I am devastated.
I have a history of self-harm. I have a history of depression. I have had people bully me for that. I don’t like it.
There are 3 people alive that I have told everything to. One of them will read this. One of them doesn’t need to read this. One of them hates me.
My closest friend is one of the first people I go to when things are bad. they trust me. I trust them. they care. I care. They know. I know.
Tonight, I’ve found out that they’ve been saying things. More than one person has been told my entire life story, including the self-harm, depression and bullying. He’s backstabbed me, and doesn’t even have the dignity to own up to it when I confronted him. I’ve found out what he’s been saying about me behind my back: childish, lonely, easily-manipulated, friendless. And I know that he’s told at least two people.
I fear he’s told more.
I know he’s told more.
I trusted him. It takes a lot for me to trust someone.
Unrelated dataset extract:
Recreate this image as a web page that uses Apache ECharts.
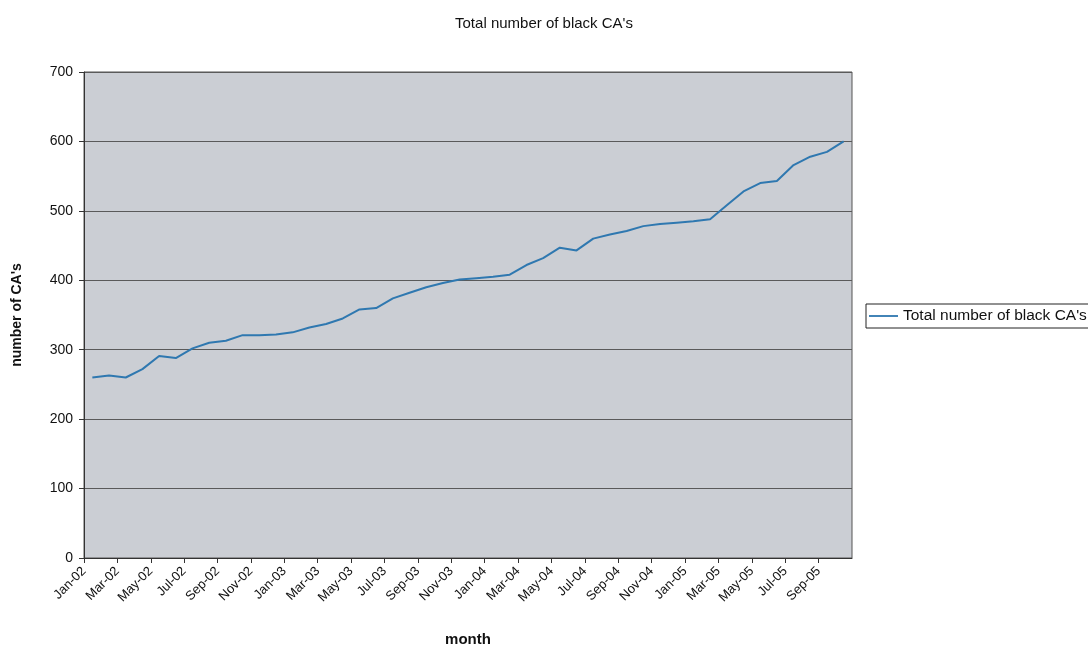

It meant nothing. The whole thing – every word, every secret, every fear and confession – were just bullets for his gun, blades for his knife. Suddenly, the person who I trusted, who PROMISED me that they’d keep my secrets safe is my biggest vulnerability. He even know about this blog.
I trusted him. I believed that he wouldn’t tell anyone. He told me he had experienced people backstabbing him before. He told me he knew what it was like, and he told me he wouldn’t put me through that. And where are we now? I thought he meant it, I thought he was honest and serious, and yet behind my back for months and months, he’s said horrible, vicious things about me. He’s said dreadful things, terrifying things, cruel things. He’s said true things.
Confronting him? No, maybe that wasn’t the smartest move I’ve ever made. Maybe I should have kept my mout shut, kept my brain from leaping to conclusions. But it took just one person to say it, and suddenly everything clicked into place. Everything that had puzzled me, and supposedly puzzled him, suddenly made an awful but undoubtedly real kind of sense. So I confronted him, by text, because I’m too much of a wimp to have called him. My excuse; well, it was 02:00, but I could have called. I should have called. And now he hates me. Now he won’t speak to me again. Is that for the best? Is it what I wanted? No, of course not. And he knows stuff – a lot of stuff. He hasn’t hesitated telling some, so what’s stopping him from telling others?
Is it too late to say I’m sorry? I suppose so. The damage has been done. I don’t think he’ll want to speak to me again now. I can’t blame him. But I hate him. Why would he do that to me? It’s not as if he didn’t know how confidential that information was, how much it meant to me. I’d told him again and again and again, and before I told him anything new, and after I’d finished telling him something new, that he wasn’t to tell anyone what I’d told him. One person said that he’d told them within two hours of me telling him. Two hours. 7200 seconds. 120 minutes. Just a handful of inhalations and exhalations, and everything that was so important to me had already been shared around a little group. I feel like the kid in school, who is always left out of the notepassing during class; the kid who is the basis of all the jokes; the kid who people pretend to be nice to, just to laugh at the end of break time, just to make a fool out of.
Today was a fairytale – my fairytale. But fairytales don’t always have happy endings. My fairytale doesn’t have a happy ending.